**Work to be completed:**
Quote every line below exactly as it reads.

◆ ◆ ◆ ◆ ◆ ◆ ◆

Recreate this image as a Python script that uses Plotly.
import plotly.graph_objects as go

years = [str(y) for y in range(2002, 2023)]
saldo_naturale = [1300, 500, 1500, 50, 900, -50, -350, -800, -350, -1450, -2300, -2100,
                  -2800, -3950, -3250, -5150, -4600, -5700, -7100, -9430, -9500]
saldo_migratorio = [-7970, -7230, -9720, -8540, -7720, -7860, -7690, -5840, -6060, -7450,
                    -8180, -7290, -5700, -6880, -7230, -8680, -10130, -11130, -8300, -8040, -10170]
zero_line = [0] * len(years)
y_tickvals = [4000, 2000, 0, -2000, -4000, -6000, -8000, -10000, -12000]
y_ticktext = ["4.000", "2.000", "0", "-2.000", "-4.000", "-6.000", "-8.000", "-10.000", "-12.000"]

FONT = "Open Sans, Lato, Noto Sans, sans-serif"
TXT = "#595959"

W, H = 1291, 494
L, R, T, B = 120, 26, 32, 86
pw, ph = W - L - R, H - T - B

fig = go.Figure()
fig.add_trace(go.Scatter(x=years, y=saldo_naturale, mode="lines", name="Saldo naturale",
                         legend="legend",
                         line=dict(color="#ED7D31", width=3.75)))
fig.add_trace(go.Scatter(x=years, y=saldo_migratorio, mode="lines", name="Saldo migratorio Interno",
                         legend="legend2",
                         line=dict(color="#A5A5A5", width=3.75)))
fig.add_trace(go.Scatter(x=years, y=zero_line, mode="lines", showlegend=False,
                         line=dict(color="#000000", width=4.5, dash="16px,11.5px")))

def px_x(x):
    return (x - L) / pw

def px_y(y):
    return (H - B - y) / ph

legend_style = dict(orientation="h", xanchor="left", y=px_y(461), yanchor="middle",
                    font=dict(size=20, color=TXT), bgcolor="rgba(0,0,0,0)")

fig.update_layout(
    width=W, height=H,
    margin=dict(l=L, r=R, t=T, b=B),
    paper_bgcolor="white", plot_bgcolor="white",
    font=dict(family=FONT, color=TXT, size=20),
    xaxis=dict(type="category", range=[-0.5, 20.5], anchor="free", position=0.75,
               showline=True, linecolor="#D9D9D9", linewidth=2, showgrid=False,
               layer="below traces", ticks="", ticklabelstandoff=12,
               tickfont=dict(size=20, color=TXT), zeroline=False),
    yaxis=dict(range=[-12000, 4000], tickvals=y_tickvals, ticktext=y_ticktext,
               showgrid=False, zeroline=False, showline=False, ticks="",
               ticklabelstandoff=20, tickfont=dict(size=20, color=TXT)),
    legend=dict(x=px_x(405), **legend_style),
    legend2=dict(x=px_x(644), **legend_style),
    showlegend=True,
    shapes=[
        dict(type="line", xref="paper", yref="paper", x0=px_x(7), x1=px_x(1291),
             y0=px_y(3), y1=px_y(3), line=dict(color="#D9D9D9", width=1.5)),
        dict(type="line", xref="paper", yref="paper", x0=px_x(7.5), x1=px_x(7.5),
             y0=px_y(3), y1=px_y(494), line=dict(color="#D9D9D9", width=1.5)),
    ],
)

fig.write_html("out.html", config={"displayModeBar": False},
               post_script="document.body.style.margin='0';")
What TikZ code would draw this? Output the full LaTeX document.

◆ ◆ ◆ ◆ ◆ ◆ ◆

**Exercise answer:**
Recreate this image as a Python script that uses Plotly.
import plotly.graph_objects as go

years = [str(y) for y in range(2002, 2023)]
saldo_naturale = [1300, 500, 1500, 50, 900, -50, -350, -800, -350, -1450, -2300, -2100,
                  -2800, -3950, -3250, -5150, -4600, -5700, -7100, -9430, -9500]
saldo_migratorio = [-7970, -7230, -9720, -8540, -7720, -7860, -7690, -5840, -6060, -7450,
                    -8180, -7290, -5700, -6880, -7230, -8680, -10130, -11130, -8300, -8040, -10170]
zero_line = [0] * len(years)
y_tickvals = [4000, 2000, 0, -2000, -4000, -6000, -8000, -10000, -12000]
y_ticktext = ["4.000", "2.000", "0", "-2.000", "-4.000", "-6.000", "-8.000", "-10.000", "-12.000"]

FONT = "Open Sans, Lato, Noto Sans, sans-serif"
TXT = "#595959"

W, H = 1291, 494
L, R, T, B = 120, 26, 32, 86
pw, ph = W - L - R, H - T - B

fig = go.Figure()
fig.add_trace(go.Scatter(x=years, y=saldo_naturale, mode="lines", name="Saldo naturale",
                         legend="legend",
                         line=dict(color="#ED7D31", width=3.75)))
fig.add_trace(go.Scatter(x=years, y=saldo_migratorio, mode="lines", name="Saldo migratorio Interno",
                         legend="legend2",
                         line=dict(color="#A5A5A5", width=3.75)))
fig.add_trace(go.Scatter(x=years, y=zero_line, mode="lines", showlegend=False,
                         line=dict(color="#000000", width=4.5, dash="16px,11.5px")))

def px_x(x):
    return (x - L) / pw

def px_y(y):
    return (H - B - y) / ph

legend_style = dict(orientation="h", xanchor="left", y=px_y(461), yanchor="middle",
                    font=dict(size=20, color=TXT), bgcolor="rgba(0,0,0,0)")

fig.update_layout(
    width=W, height=H,
    margin=dict(l=L, r=R, t=T, b=B),
    paper_bgcolor="white", plot_bgcolor="white",
    font=dict(family=FONT, color=TXT, size=20),
    xaxis=dict(type="category", range=[-0.5, 20.5], anchor="free", position=0.75,
               showline=True, linecolor="#D9D9D9", linewidth=2, showgrid=False,
               layer="below traces", ticks="", ticklabelstandoff=12,
               tickfont=dict(size=20, color=TXT), zeroline=False),
    yaxis=dict(range=[-12000, 4000], tickvals=y_tickvals, ticktext=y_ticktext,
               showgrid=False, zeroline=False, showline=False, ticks="",
               ticklabelstandoff=20, tickfont=dict(size=20, color=TXT)),
    legend=dict(x=px_x(405), **legend_style),
    legend2=dict(x=px_x(644), **legend_style),
    showlegend=True,
    shapes=[
        dict(type="line", xref="paper", yref="paper", x0=px_x(7), x1=px_x(1291),
             y0=px_y(3), y1=px_y(3), line=dict(color="#D9D9D9", width=1.5)),
        dict(type="line", xref="paper", yref="paper", x0=px_x(7.5), x1=px_x(7.5),
             y0=px_y(3), y1=px_y(494), line=dict(color="#D9D9D9", width=1.5)),
    ],
)

fig.write_html("out.html", config={"displayModeBar": False},
               post_script="document.body.style.margin='0';")
What TikZ code would draw this? Output the full LaTeX document.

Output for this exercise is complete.